Ailton, tem cabines de manhã!
Chico, se o filme do Khoo fez jus ao nome para nós dois, pelo menos eu tive uma vantagem: ter visto o filme ao lado do Francis, que não se eximiu de fazer muitos comentários jocosos durante da exibição!
Eu avisei sobre o filme do Khoo… Na saída da sessão, Francis, Ana e eu votamos 1, mas na urna estavam cheios de 5…
Vi ontem o “Belle Toujours”, incrível; Oliveira homenageia Buñuel sem deixar de ser Oliveira. E Piccoli já é o melhor ator da Mostra (se não for do ano).
Po, Chico, tou gostando de ver! Sete filmes em um dia, tá fazendo bonito, menino! continua asssim!
Shortbus eu tava meio com pé atrás, mas com seu texto, a minha expectativa aumentou bastante. Você vai ver Paris, eu te amo e Cabíria? Aliás, é verdade que Little Children e Flags of our Fathers vão passar aí? Abraços!
O novo filme do John Cameron Mitchell é uma das coisas que mais quero assistir este ano… se chegar esse ano nos cinemas (em geral). Hedwig é clássico. E pelo que vi no site da Amazon, a trilha sonora do novo filme é ótima.
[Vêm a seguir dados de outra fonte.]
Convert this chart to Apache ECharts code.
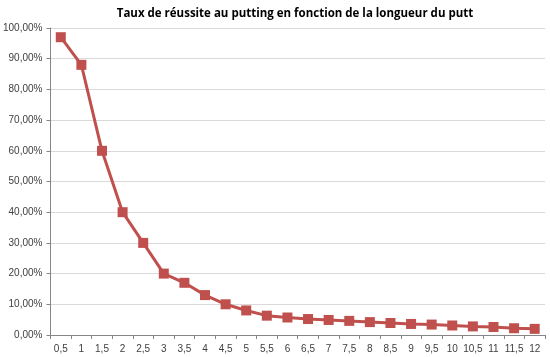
<!DOCTYPE html>
<html><head><meta charset="utf-8">
<script src="https://cdn.jsdelivr.net/npm/echarts@6/dist/echarts.min.js"></script>
<style>html,body{margin:0;padding:0;background:#fff}#c{width:550px;height:357px}</style>
</head><body><div id="c"></div>
<script>
const titleText = 'Taux de réussite au putting en fonction de la longueur du putt';
const categories = ['0,5','1','1,5','2','2,5','3','3,5','4','4,5','5','5,5','6','6,5','7','7,5','8','8,5','9','9,5','10','10,5','11','11,5','12'];
const successRate = [0.97,0.88,0.60,0.40,0.30,0.20,0.17,0.13,0.10,0.08,0.063,0.057,0.052,0.049,0.046,0.042,0.039,0.036,0.034,0.031,0.028,0.026,0.022,0.02];
const chart = echarts.init(document.getElementById('c'), null, {renderer:'canvas'});
chart.setOption({
  animation:false,
  backgroundColor:'#fff',
  title:{text:titleText,left:290,top:3,textAlign:'center',textStyle:{fontFamily:'Open Sans',fontSize:11.5,fontWeight:'bold',color:'#000'}},
  grid:{left:49,right:5,top:28,bottom:22,containLabel:false},
  xAxis:{type:'category',data:categories,boundaryGap:true,
    axisLine:{lineStyle:{color:'#868686'}},
    axisTick:{show:true,alignWithLabel:false,length:4,lineStyle:{color:'#868686'}},
    axisLabel:{interval:0,color:'#404040',fontFamily:'Liberation Sans',fontSize:10,margin:9}},
  yAxis:{type:'value',min:0,max:1,interval:0.1,
    axisLine:{show:true,lineStyle:{color:'#868686'}},
    axisTick:{show:true,length:4,lineStyle:{color:'#868686'}},
    splitLine:{lineStyle:{color:'#d9d9d9'}},
    axisLabel:{color:'#404040',fontFamily:'Liberation Sans',fontSize:10,margin:8,
      formatter:v=>(v*100).toFixed(2).replace('.',',')+'%'}},
  series:[{type:'line',data:successRate,symbol:'rect',symbolSize:10,
    lineStyle:{color:'#C0504D',width:3},itemStyle:{color:'#C0504D'}}]
});
</script></body></html>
“Fica Comigo” parece um filme no estilo “Ame-o ou Deixe-o”. Uns adoraram, outros odiaram…Queria ver “Red Road”…Estou de olho na carreira da diretora que é uma otima curta-metragista…Vi “Infancia Roubada”. É um bom filme. Mereceu o OScar…
Caramba, Chico! Vc está vendo 6 filmes por dia?? Puxa… Estou doido pra ver esse SHORTBUS.